The street in Cornwall heated by the world's first underground energy network

  • Watch Charlotte Gay's report.

A Cornish street has begun to be heated by energy generated below the ground and pumped to the surface, in a pioneering new trial to retrofit homes.

The multimillion pound "Heat the Street" project has drilled 42 boreholes to make a heat energy network under the Collins Parc estate in Stithians.

What makes it a world first is how the network has been plumbed into the public road and is giving the option for all of the homes on the street to be connected to the grid.

Caroline Bolitho is the first person in the new network at the Collins Parc estate to feel the benefit of the heat pump network Credit: ITV News

Caroline Bolitho's ground source heat pump was the first to be switched on today (23 March) and she said she's "amazed" at how quiet it is compared to her old oil burner.

"Just whirr and then it just started up, it's just so efficient. With the oil boiler it was a huge pump, and the noise and the smell, even if you're in another room, you could smell it."

She added it cost a grand to fill up her tanker and she now has high hopes this will be a cheaper and greener alternative.
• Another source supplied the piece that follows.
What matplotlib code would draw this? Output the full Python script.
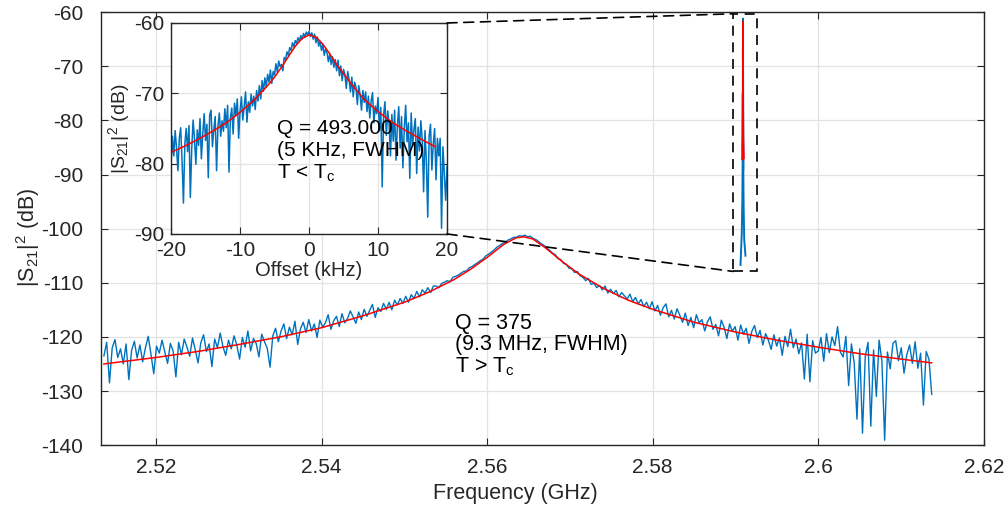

Lisa Treseder, from the Cornwall-based Kensa Group behind the project, said: "We're trying to show that there's a really good alternative to the gas networks."
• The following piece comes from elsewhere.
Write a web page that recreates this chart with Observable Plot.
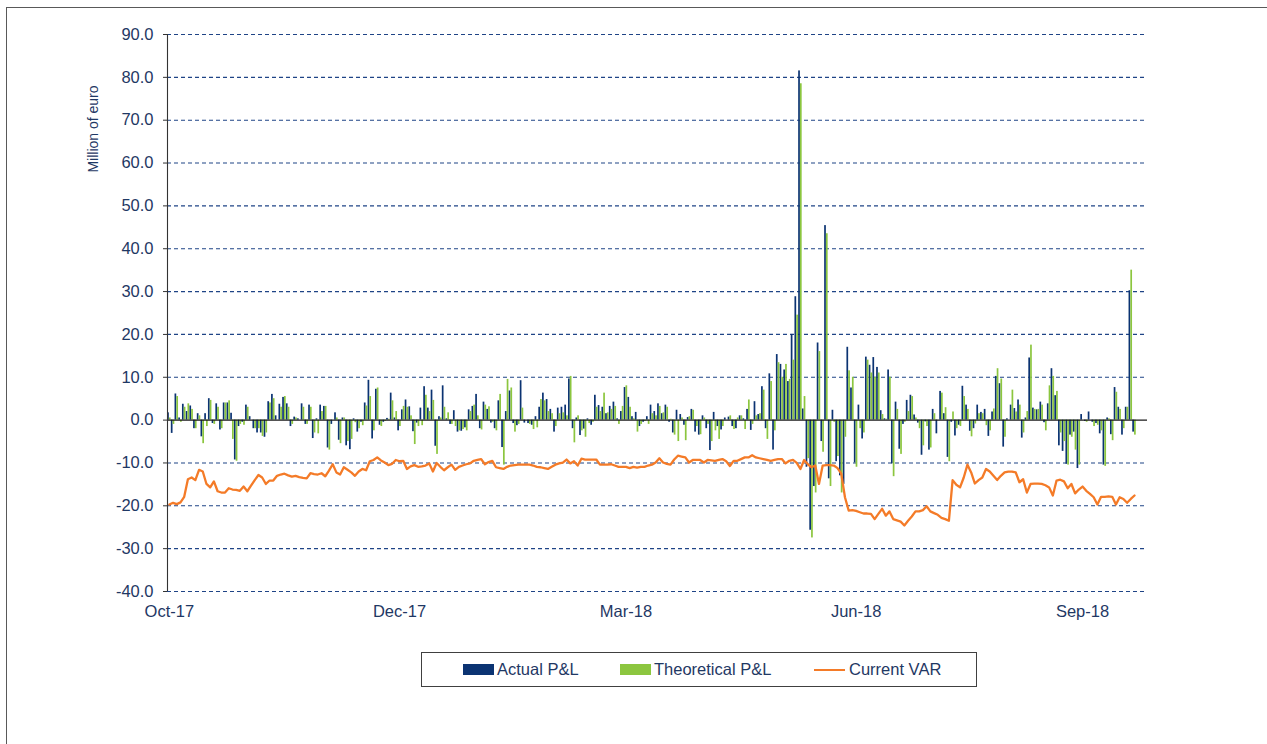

"This would save houses about 80 percent of the carbon they currently use with the gas central heating system, and if you use the road, you can install this kind of infrastructure anywhere in the UK so we could decarbonise any house in the whole of the UK."

The village of Stithians is not connected to mains gas, so this heat pump network hopes to replicate the grid structure for the houses in the "Heat the Street" project.

Stithians is the first place to retrofit a network of ground source heat pumps in the UK Credit: ITV News

It has been highly subsidised, using £3.6m from the EU Regional Development Fund to significantly reduce the cost of putting in the heat pump network, which would have otherwise been an expensive installation for homeowners.

Lisa said at the moment only 40-50,000 heat pumps are being installed annually in the UK. For the UK Government to meet its 600,000 target, they need to support projects like this, according to those behind it.

"This is our showpiece in Cornwall. So, Stithians is our example of how we're going to make this happen across the rest of the UK. We can prove that we can do this engineering we can prove that people want it and therefore this is a business model that could really work for the UK."

How does a ground source heat pump work?

A ground source heat pump is a way to transfer heat from the ground outside your home to heat your radiators, underfloor heating, and hot water cylinder for your hot taps and showers.

The Energy Saving Trust describes the process as a mixture of water and antifreeze flowing around a loop of pipe, buried in your garden or outdoor space.

Heat from the ground is absorbed into the fluid, which then passes through a heat exchanger into the heat pump. This raises the temperature of the fluid and then transfers that heat to water.

The trust also says the typical costs of a GSHP is around £24,000 if your ground loop is buried in trenches, and could be around £49,000 if you need to dig a borehole.